Ausstellung: Die Katastrophen des Thomas Schütte
Am Freitag eröffnet der Düsseldorfer Bildhauer eine Ausstellung mit neuen Holzfiguren und Druckgrafiken.
Düsseldorf. Thomas Schütte, Düsseldorfs berühmtester Bildhauer, hat seinen Heimathafen in der Kunstsammlung NRW. Dies liegt an den Sammlern Ackermann, die ihre Schätze gegen den Erlass von Erbschaftssteuern ins K 21 gaben, aber auch an Julian Heynen, der den Künstler früh ans Haus band.
Nun holt Museumschefin Marion Ackermann Schüttes „Wattwanderung“ aus den Depots, eine Suite von 138 grafischen Blättern. Der Künstler revanchierte sich: Er präsentiert in der Bel Etage zugleich zwei neue Skulpturen, Krieger 1 und Krieger 2, die ersten Großskulpturen in Holz.
Schütte ist ein sensibler Mensch, der stets auf seine eigenen Befindlichkeiten, Alkoholprobleme und psychologischen Gefahren reagiert. Nach der Jahrtausendwende begann er nach einem Aufenthalt auf Langeoog mit der Suite „Wattwanderung“. Ein Jahr lang arbeitete er daran, mitten im Katastrophenjahr. Er sagt: „Nach der Jahrtausendwende wusste niemand, wie es weiter geht. Keiner hatte eine Idee, keiner ahnte den Anschlag vom 11. September. Aber er lag in der Luft.“
Schütte legte seine Blätter zunächst lyrisch an, zeichnete Blumen, erotische und groteske Szenen auf die Kupferplatten. Einen direkten Bezug zum World Trade Center findet man nicht, aber plötzlich eine andere Handschrift: „Wenn in der Außenwelt etwas passiert, das einen erschüttert, dann kann man nicht mehr schreiben. Meine Hand hatte am 11. September plötzlich versagt.“
Nun hängen die Blätter scheinbar leicht und luftig an der Leine, die quer durch die hellen Räume gespannt ist. Dem Besucher bleibt nichts anderes übrig, als selbst mit dem Wandern zu beginnen, sich durch die Blätter an den Wäscheleinen zu bewegen, zuweilen den Kopf einzuziehen und die Kunst aktiv in sich aufzunehmen.

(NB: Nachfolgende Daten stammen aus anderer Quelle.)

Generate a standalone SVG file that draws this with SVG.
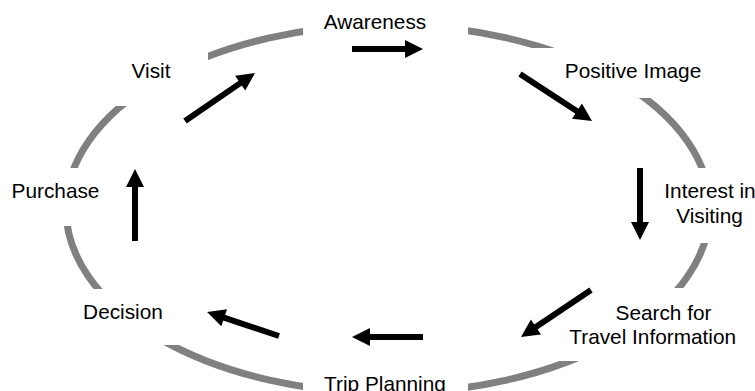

Das Thema der Katastrophe taucht auch in den neuesten Großfiguren auf, die gerade erst sein Atelier verlassen haben. Er erhielt eine Ausstellung in New York, und so kam die Assoziation von den USA als dem Land des Krieges. Diesmal griff er auf kleine Wachsfiguren aus der Studentenzeit vor knapp 40 Jahren zurück, vor allem auf den „Mann im Matsch“, mit dem alles bei Schütte seinen Anfang nahm.
Haltlose, verunglückte, kleine Figuren standen damals in seinem Atelier. Ursprünglich wollte er sie nun in Bronze vergrößern. Doch dann war die Verschalung so schön, dass er es dabei beließ. Die hölzernen Krieger, den Verschluss von Wasserflaschen als Käppi, Riesenlatschen an den Füßen, einen Stock in der Hand, stehen wie Sinnbilder des Unglücks im Raum. Das MoMa in New York griff sofort zu und kaufte die erste Fassung.